May Day becomes protest day
Solidarity spokesmen say they plan another illegal march Monday in a further challenge to Poland's military authorities following Saturday's defiant May Day demonstration in which 50,000 supporters of the suspended union movement marched through Warsaw's Old Town center.
A similar march was held at Solidarity's birthplace at the Baltic port of Gdansk. The marches coincided with a formal parade staged by the PolishCommunist Party. Police made no attempt to stop the two demonstrations, but it remained to be seen how far authorities would allow the public expression of opposition which broke several key martial law regulations.

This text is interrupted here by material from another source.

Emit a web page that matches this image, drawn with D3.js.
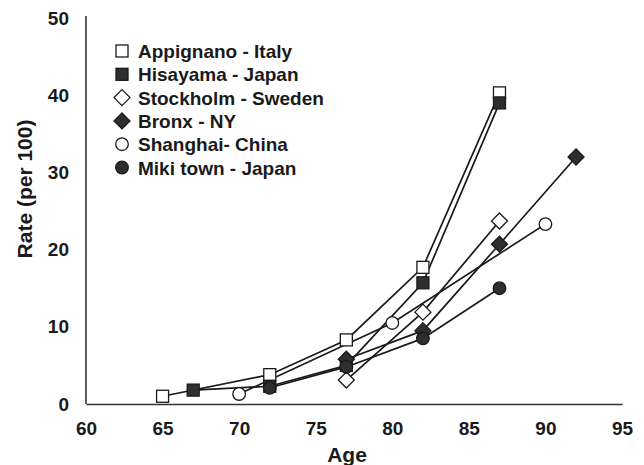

Monday's demonstration was called to mark pre-communist Constitution Day, which commemorates Poland's Constitution of May 3, 1791, the first liberal constitution in modern Europe.
In Moscow, President Leonid Brezhnev and other top Kremlin leaders whose health had been the topic of speculation recently appeared together in Moscow's Red Square for the traditional May Day parade. Alongside Mr. Brezhnev were Party Secretary Andrei Kirilenko, reappearing after a two-month absence, and the Politburo's oldest member, Arvid Pelshe, who has also been out of the public eye for some time. Party Secretary Konstantin Chernenko, heir-apparent to Mr. Brezhnev, also attended.
China observed May Day with exhortations to the people to be more disciplined and obedient to the Comunist Party and to stop ridiculing the party's model workers.
May Day rallies turned into protests in a number of countries, including West Germany, Israel, and India. In the United States, a parade marking Poland's Constitution Day attracted 12,000 marchers and 100,000 spectators in Chicago, which has the biggest Polish community outside of Poland. Chicago Mayor Jane Byrne and Illinois Governor James Thompson spoke to the crowds.